Пятиминутный путь из школы домой в тот день показался мне марафонской дистанцией. Ноги налились свинцом, портфель противно оттягивал руку, словно в него наложили камней, а голова раскалывалась от пронизывающей боли в висках. Вердикт мамы был быстро подтвержден сперва градусником под мышкой, а на следующее утро и нашим участковым врачом Пал Палычем – ОРЗ. Болела я хоть и не очень часто, но стабильно пару раз за сезон, поэтому мама не слишком обеспокоилась и с присущей ей энергией тут же пустила в ход все привычные лечебные средства. Я, как обычно, послушно сносила поток мультивитаминов и капель в нос, горчичники, банки, горячее молоко с содой. Я любила, когда мама ухаживала за мной во время болезни, ее активность придавала мне сил. Бабушка, напротив, вгоняла меня в тоску: она ходила вокруг меня, печально вздыхая с виноватым видом; зато с ней было хорошо и спокойно, когда я выздоравливала.

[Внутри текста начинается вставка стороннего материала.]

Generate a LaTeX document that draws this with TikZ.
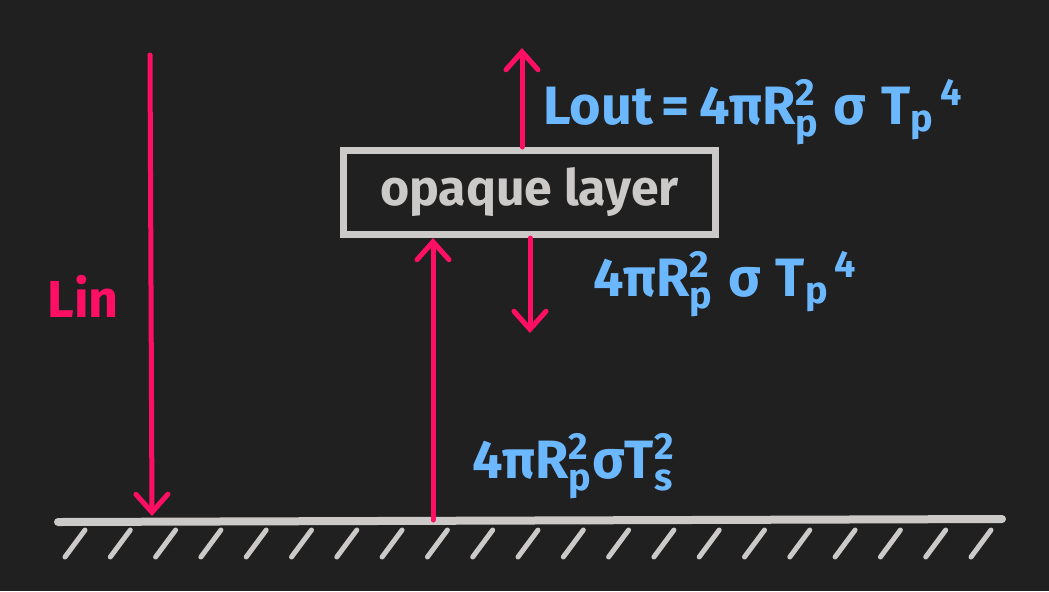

Под аккомпанемент старых пластинок или с зачитанной до дыр любимой книжкой в руках я отчаянно старалась не вспоминать постигший меня удар судьбы. Даже попыталась приобщиться к маминому настольному «Справочнику практикующего врача». Но к вечеру температура поднималась, начинала болеть голова, и таившиеся в глубине моего подсознания проблемы всплывали на поверхность для проработки. Мое тогдашнее религиозное образование исчерпывалось просмотром «Божественной комедии» по телевизору и парой тому подобных советских атеистических штампов. Наверное, поэтому мне сперва представлялся толстенный бородатый поп – толоконный лоб, который, противно ухмыляясь и угрожая спрятанным под рясой пистолетом, загонял несчастную Нину Ивановну в свою церковь. Я присматривалась к его лицу – и боже мой, попом оказывалась ГАИ с накладными усами и бородой. Затем поп исчезал, вместо него появлялся седой старикашка в белом балахоне. Он выступал на сцене, показывал разные фокусы, при этом безбожно жульничая. В зрительном зале сидела Нина Ивановна и, наивно веря, что старикашка на самом деле творит чудеса, аплодировала ему. Тут на сцену под звуки героического марша выползал толстенный питон и начинал гипнотически раскачиваться в такт музыке. Старикашка-фокусник в смятении прыгал на удачно подплывшее к нему белое облако и исчезал в небесах, просачиваясь сквозь потолок. Публика в панике тоже пыталась вырваться на улицу, но зал оказывался запертой на замок гигантской клеткой, из которой не было выхода. Откуда-то сверху падали разноцветные бумажки-талоны, люди хватали их и жадно пожирали. Питон же выбирал самые раскормленные экземпляры, с громким хрустом зажевывал их и увеличивался, толстея на глазах. Я держала Нину Ивановну за руку и горячо хотела превратиться в храброго мангуста Рикки-Тикки-Тави, чтобы сразиться с жирным жадным питоном. Однако чувствовала, что сил на борьбу у меня не было; вместо мангуста мы с Ниной Ивановной превращались в маленькие воздушные шарики и летели куда-то вверх, вслед за исчезнувшим белым старикашкой. С высоты и питон, и зрительный зал, и комната, в которой я болела, и все предметы в ней казались ничтожно маленькими, как муравьишки или песчинки. У людей пропадали лица, вместо них виднелись белые плоские маски. Появлялась моя мама и, озабоченно положив руку мне на лоб, давала таблетку димедрола или парацетамола, после которой я засыпала до следующего утра.